Following the significant decline in commercial property values around the world last year, many real estate investment companies opened opportunity funds, aiming to raise more than US$90 billion (Bt3.2 trillion) for global investments by the end of January - a figure equal to about 25 per cent of 2008 transaction volumes.
Research by Jones Lang LaSalle's global market perspective this month found that commercial property yields around the world currently exceed 7 per cent. So funds that raised capital in 2008, but delayed investment due to the market turmoil, are coming under increasing pressure to invest or return the capital.
Although a number of factors may constrain their investment programmes, opportunity funds are likely to bolster transaction volumes in 2009.
Many major corporations around the world are accelerating their responses to the economic downturn by initiating new workforce reductions or expanding existing programmes. This trend is expected to continue through most of 2009 at least, and this "right-sizing" of companies will translate into a reduction in demand for space and an increase in sublease space this year and next year.
As vacancies increase, both market-wide and in internal shadow space, and as rents decline in property markets around the world, corporations without a focused strategy will be challenged in the near term to effectively and efficiently dispose of excess real estate.
Rightsizing also is likely to prompt more corporations to outsource non-core businesses such as real estate in their search for additional cost reductions. For confident tenants with upcoming core and strategic facility requirements, the markets will present very appealing opportunities in the next 12 to 18 months. The high cost of raising money in the corporate bond market is likely to lead to sale-leasebacks of high-quality assets.
While the factors affecting global property markets will likely get worse before they get better, several indicators point toward movements that will potentially mitigate declines. One of these is the wave of massive economic stimuli that are being injected by governments around the world, most notably in Beijing, where the government is committed to doing all it can to stem the tide. The credit markets, which led the global economy down, hopefully will lead it back up.
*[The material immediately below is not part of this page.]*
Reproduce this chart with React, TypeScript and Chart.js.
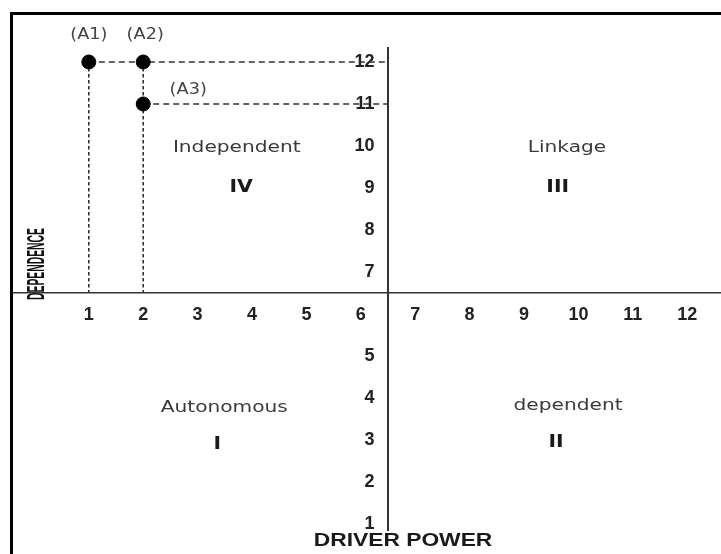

The value declines in the UK have made it one of the world's most attractive markets, with yields above 8 per cent - albeit with a host of economic risks. This trend of equity investor interest is now beginning to filter slowly to the United States. As we move through a year of adjustment in 2009, it is worth remembering that there is a distinction between distressed assets that have occupancy problems or capital expenditure needs and distressed owners who have urgent needs to raise cash and will sometimes sell strong assets as well as weaker ones.